As soon as CalHFA started the program, Governor Newsom recognized it as one that could advance the Administration’s policy goals of jump-starting production, building housing for a range of income levels and prioritizing cost and time efficiency. With that in mind, the Governor and Legislature passed a 2019-20 State Budget that expanded the State Low-Income Housing Tax Credit Program and reserved up to $200 million of those new tax credits to be paired with MIP. It also provided a one-time allocation to CalHFA of $500 million in funds for low-and moderate-income development, a large portion of which went to expand MIP.
The additional funds and crucial tax credit reservation allowed the program to truly take off. A partnership with State Treasurer Fiona Ma, who oversees California’s Tax Credit Allocation Committee (CTCAC), made MIP a streamlined one-stop shop for private affordable housing producers to make use of these public resources.
“Working with CalHFA to make our state’s affordable housing finance delivery system more efficient has already paid big dividends,” said Treasurer Ma. “By increasing overall production at all income levels, this partnership has truly made a meaningful impact on California’s housing crisis.”
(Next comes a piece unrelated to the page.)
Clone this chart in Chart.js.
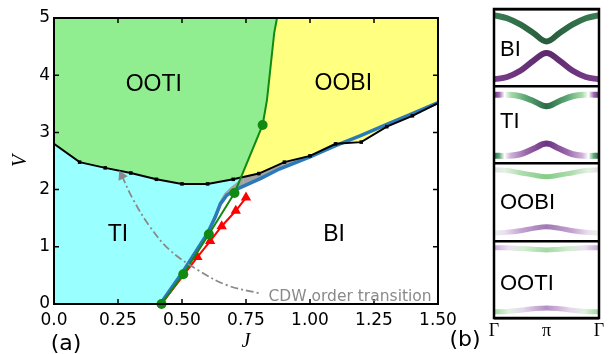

In its entry for the NCSHA Program Excellence Award, CalHFA cited an internal analysis that highlighted the speed and cost efficiency of MIP projects when compared to similar new construction affordable housing projects that received state resources at the same time. The findings showed MIP projects will cost $119,000 less per unit on average, will begin construction almost a year quicker and create more units outside of areas of concentrated poverty. In these ways, the program is part of CalHFA’s comprehensive strategy to advance fair housing through inclusivity and desegregation.
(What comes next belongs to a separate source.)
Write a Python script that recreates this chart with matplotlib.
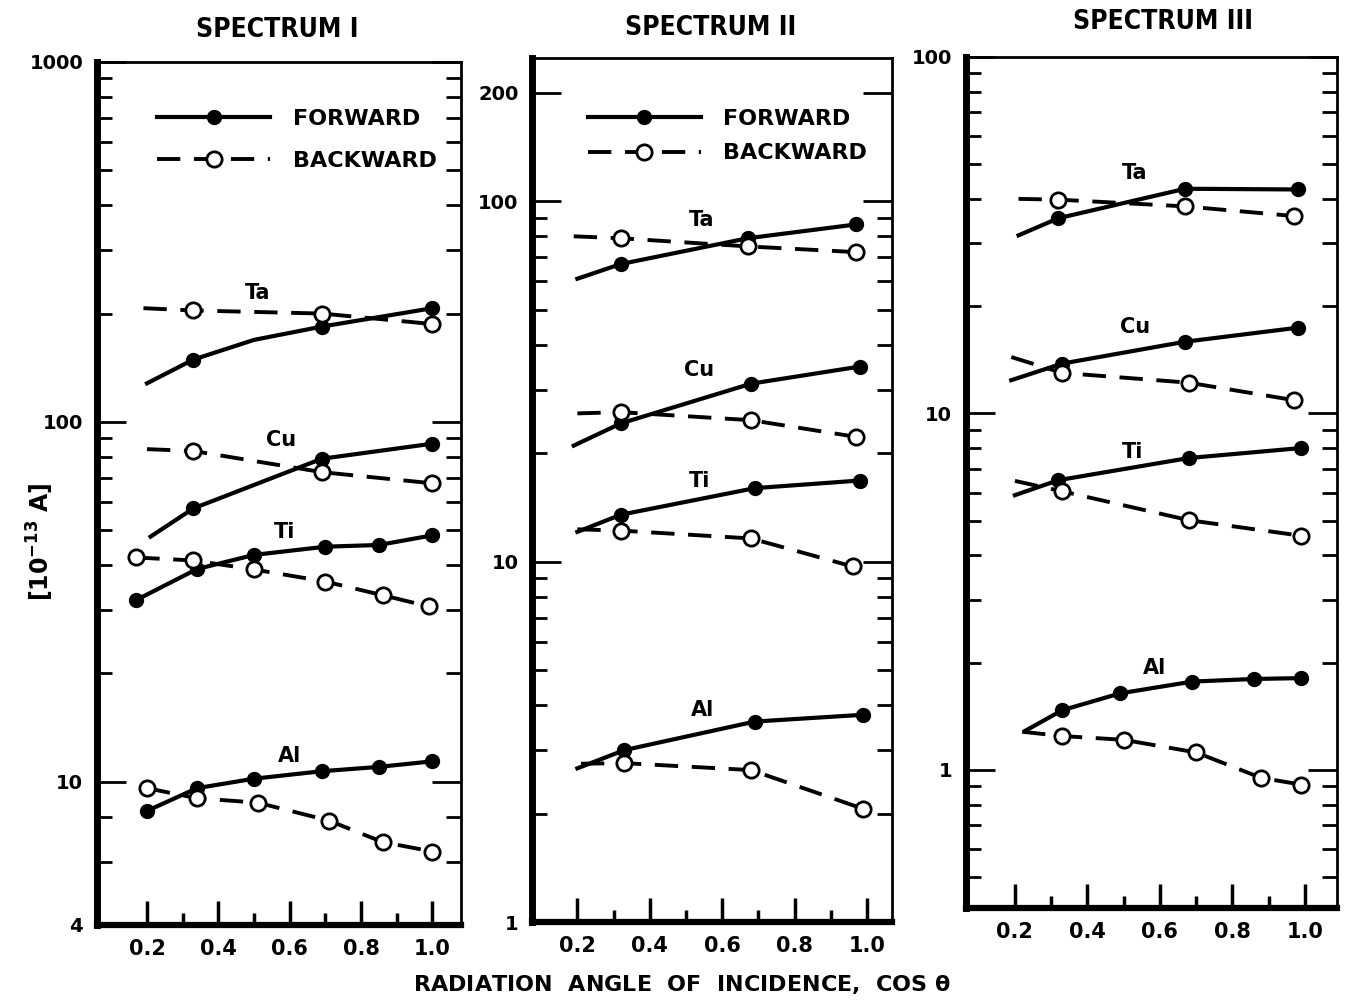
import matplotlib
matplotlib.use('Agg')
import matplotlib.pyplot as plt
from matplotlib.ticker import FixedLocator, NullFormatter
from matplotlib.lines import Line2D

plt.rcParams['font.family'] = ['DejaVu Sans']
plt.rcParams['font.weight'] = 'bold'
plt.rcParams['mathtext.default'] = 'bf'

# ---- data (first point of a curve with start=1 is the curve end, no marker) ----
# SPECTRUM I
s1_ta_fx, s1_ta_fy = [0.20, 0.33, 0.50, 0.69, 1.00], [128, 149, 169, 184, 207]
s1_ta_bx, s1_ta_by = [0.19, 0.33, 0.69, 1.00], [207, 204, 200, 187]
s1_cu_fx, s1_cu_fy = [0.21, 0.33, 0.69, 1.00], [48, 57.5, 79, 87]
s1_cu_bx, s1_cu_by = [0.20, 0.33, 0.69, 1.00], [84, 83, 72.5, 67.5]
s1_ti_fx, s1_ti_fy = [0.17, 0.34, 0.50, 0.70, 0.85, 1.00], [32, 39, 42.7, 45, 45.5, 48.4]
s1_ti_bx, s1_ti_by = [0.17, 0.33, 0.50, 0.70, 0.86, 0.99], [42, 41.2, 38.9, 36, 33, 30.7]
s1_al_fx, s1_al_fy = [0.20, 0.34, 0.50, 0.69, 0.85, 1.00], [8.3, 9.6, 10.2, 10.7, 11.0, 11.4]
s1_al_bx, s1_al_by = [0.20, 0.34, 0.51, 0.71, 0.86, 1.00], [9.6, 9.0, 8.75, 7.8, 6.8, 6.4]

# SPECTRUM II
s2_ta_fx, s2_ta_fy = [0.20, 0.32, 0.67, 0.97], [61, 67, 79, 86.3]
s2_ta_bx, s2_ta_by = [0.19, 0.32, 0.67, 0.97], [80, 79, 75, 72.3]
s2_cu_fx, s2_cu_fy = [0.19, 0.32, 0.68, 0.98], [21, 24.2, 31.2, 34.8]
s2_cu_bx, s2_cu_by = [0.20, 0.32, 0.68, 0.97], [25.8, 26, 24.7, 22.2]
s2_ti_fx, s2_ti_fy = [0.20, 0.32, 0.69, 0.98], [12.1, 13.5, 16.0, 16.8]
s2_ti_bx, s2_ti_by = [0.20, 0.32, 0.68, 0.96], [12.3, 12.2, 11.6, 9.7]
s2_al_fx, s2_al_fy = [0.20, 0.33, 0.69, 0.99], [2.67, 3.0, 3.6, 3.76]
s2_al_bx, s2_al_by = [0.21, 0.33, 0.68, 0.99], [2.75, 2.76, 2.64, 2.06]

# SPECTRUM III
s3_ta_fx, s3_ta_fy = [0.21, 0.32, 0.67, 0.98], [31.6, 35.3, 42.7, 42.5]
s3_ta_bx, s3_ta_by = [0.21, 0.32, 0.67, 0.97], [40, 39.8, 38.1, 35.8]
s3_cu_fx, s3_cu_fy = [0.19, 0.33, 0.67, 0.98], [12.4, 13.8, 15.9, 17.4]
s3_cu_bx, s3_cu_by = [0.19, 0.33, 0.68, 0.97], [14.4, 13.0, 12.2, 10.9]
s3_ti_fx, s3_ti_fy = [0.20, 0.32, 0.68, 0.99], [5.9, 6.5, 7.5, 8.0]
s3_ti_bx, s3_ti_by = [0.20, 0.33, 0.68, 0.99], [6.47, 6.05, 5.02, 4.54]
s3_al_fx, s3_al_fy = [0.23, 0.33, 0.49, 0.69, 0.86, 0.99], [1.29, 1.47, 1.64, 1.77, 1.80, 1.81]
s3_al_bx, s3_al_by = [0.22, 0.33, 0.50, 0.70, 0.88, 0.99], [1.28, 1.245, 1.215, 1.12, 0.95, 0.91]

x_ticks = [0.2, 0.4, 0.6, 0.8, 1.0]
x_ticklabels = ['0.2', '0.4', '0.6', '0.8', '1.0']
elements = ['Ta', 'Cu', 'Ti', 'Al']

fig = plt.figure(figsize=(13.48, 10), dpi=100)
ax1 = fig.add_axes([0.072, 0.075, 0.270, 0.863])
ax2 = fig.add_axes([0.395, 0.078, 0.267, 0.864])
ax3 = fig.add_axes([0.7166, 0.092, 0.275, 0.851])


def style(ax, ylim, ymajor, ylabels, yminor, xlim):
    ax.set_yscale('log')
    ax.set_ylim(*ylim)
    ax.set_xlim(*xlim)
    ax.yaxis.set_major_locator(FixedLocator(ymajor))
    ax.set_yticklabels(ylabels)
    ax.yaxis.set_minor_locator(FixedLocator(yminor))
    ax.yaxis.set_minor_formatter(NullFormatter())
    ax.set_xticks(x_ticks)
    ax.set_xticklabels(x_ticklabels)
    ax.set_xticks([0.3, 0.5, 0.7, 0.9], minor=True)
    ax.tick_params(axis='y', which='major', direction='in', length=21, width=2,
                   left=True, right=True, labelsize=14, pad=10)
    ax.tick_params(axis='y', which='minor', direction='in', length=11, width=2,
                   left=True, right=True)
    ax.tick_params(axis='x', which='major', direction='in', length=17, width=2.5,
                   labelsize=15, pad=10)
    ax.tick_params(axis='x', which='minor', direction='in', length=9, width=2.5)
    ax.spines['left'].set_linewidth(5)
    ax.spines['bottom'].set_linewidth(4.5)
    ax.spines['top'].set_linewidth(2)
    ax.spines['right'].set_linewidth(2)


def fwd(ax, x, y, marks=None):
    ax.plot(x, y, '-', color='k', lw=3, marker='o', ms=10, mfc='k', mec='k',
            markevery=marks, zorder=3)


def bwd(ax, x, y, marks=None):
    ax.plot(x, y, color='k', lw=2.8, ls=(0, (6, 3.5)), marker='o', ms=11,
            mfc='white', mec='k', mew=2, markevery=marks, zorder=4)


def legend(ax, anchor, spacing):
    h = [Line2D([], [], color='k', lw=3, marker='o', ms=10, mfc='k'),
         Line2D([], [], color='k', lw=2.8, ls=(0, (6, 3.5)), marker='o', ms=11,
                mfc='white', mew=2)]
    ax.legend(h, ['FORWARD', 'BACKWARD'], loc='upper left', bbox_to_anchor=anchor,
              frameon=False, handlelength=5.1, handletextpad=1.0, labelspacing=spacing,
              borderpad=0, borderaxespad=0, numpoints=1,
              prop={'size': 16, 'weight': 'bold'})


# Spectrum I
style(ax1, (4, 1000), [4, 10, 100, 1000], ['4', '10', '100', '1000'],
      [6, 8] + list(range(20, 100, 10)) + list(range(200, 1000, 100)), (0.06, 1.08))
fwd(ax1, s1_ta_fx, s1_ta_fy, [1, 3, 4]); bwd(ax1, s1_ta_bx, s1_ta_by, [1, 2, 3])
fwd(ax1, s1_cu_fx, s1_cu_fy, [1, 2, 3]); bwd(ax1, s1_cu_bx, s1_cu_by, [1, 2, 3])
fwd(ax1, s1_ti_fx, s1_ti_fy); bwd(ax1, s1_ti_bx, s1_ti_by)
fwd(ax1, s1_al_fx, s1_al_fy); bwd(ax1, s1_al_bx, s1_al_by)
legend(ax1, (0.165, 0.9455), 1.0)
for name, tx, ty in zip(elements, [0.51, 0.576, 0.585, 0.60], [228, 89, 49.3, 11.8]):
    ax1.text(tx, ty, name, fontsize=15, fontweight='bold', ha='center', va='center')

# Spectrum II
style(ax2, (1, 250), [1, 10, 100, 200], ['1', '10', '100', '200'],
      list(range(2, 10)) + list(range(20, 100, 10)), (0.076, 1.07))
for fx, fy, bx, by in [(s2_ta_fx, s2_ta_fy, s2_ta_bx, s2_ta_by),
                       (s2_cu_fx, s2_cu_fy, s2_cu_bx, s2_cu_by),
                       (s2_ti_fx, s2_ti_fy, s2_ti_bx, s2_ti_by),
                       (s2_al_fx, s2_al_fy, s2_al_bx, s2_al_by)]:
    fwd(ax2, fx, fy, [1, 2, 3]); bwd(ax2, bx, by, [1, 2, 3])
legend(ax2, (0.153, 0.941), 0.65)
for name, tx, ty in zip(elements, [0.542, 0.537, 0.537, 0.545], [89, 34, 16.7, 3.88]):
    ax2.text(tx, ty, name, fontsize=15, fontweight='bold', ha='center', va='center')

# Spectrum III
style(ax3, (0.41, 100), [1, 10, 100], ['1', '10', '100'],
      [0.5, 0.6, 0.7, 0.8, 0.9] + list(range(2, 10)) + list(range(20, 100, 10)), (0.065, 1.088))
for fx, fy, bx, by in [(s3_ta_fx, s3_ta_fy, s3_ta_bx, s3_ta_by),
                       (s3_cu_fx, s3_cu_fy, s3_cu_bx, s3_cu_by),
                       (s3_ti_fx, s3_ti_fy, s3_ti_bx, s3_ti_by),
                       (s3_al_fx, s3_al_fy, s3_al_bx, s3_al_by)]:
    fwd(ax3, fx, fy, list(range(1, len(fx)))); bwd(ax3, bx, by, list(range(1, len(bx))))
for name, tx, ty in zip(elements, [0.531, 0.531, 0.525, 0.586], [47.3, 17.5, 7.8, 1.93]):
    ax3.text(tx, ty, name, fontsize=15, fontweight='bold', ha='center', va='center')

title_kw = dict(fontsize=19, fontweight='bold', fontstretch='condensed', ha='center', va='center')
fig.text(0.206, 0.970, 'SPECTRUM I', **title_kw)
fig.text(0.527, 0.972, 'SPECTRUM II', **title_kw)
fig.text(0.863, 0.978, 'SPECTRUM III', **title_kw)

fig.text(0.506, 0.015, 'RADIATION  ANGLE  OF  INCIDENCE,  COS $\\theta$', fontsize=16,
         fontweight='bold', ha='center', va='center')
fig.text(0.03, 0.458, r'$\left[10^{-13}\ \mathrm{A}\right]$', fontsize=17,
         rotation=90, ha='center', va='center')

fig.savefig('out.png', dpi=100)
“When you see alignment of priorities from the Administration, the Legislature and the Treasurer’s Office, and a partnership between California’s housing finance delivery systems which efficiently addresses those priorities, you have a model for others to follow,” said CalHFA Executive Director Tia Boatman Patterson. “And the end result is more of the right kinds of housing in the right places for Californians who need it.”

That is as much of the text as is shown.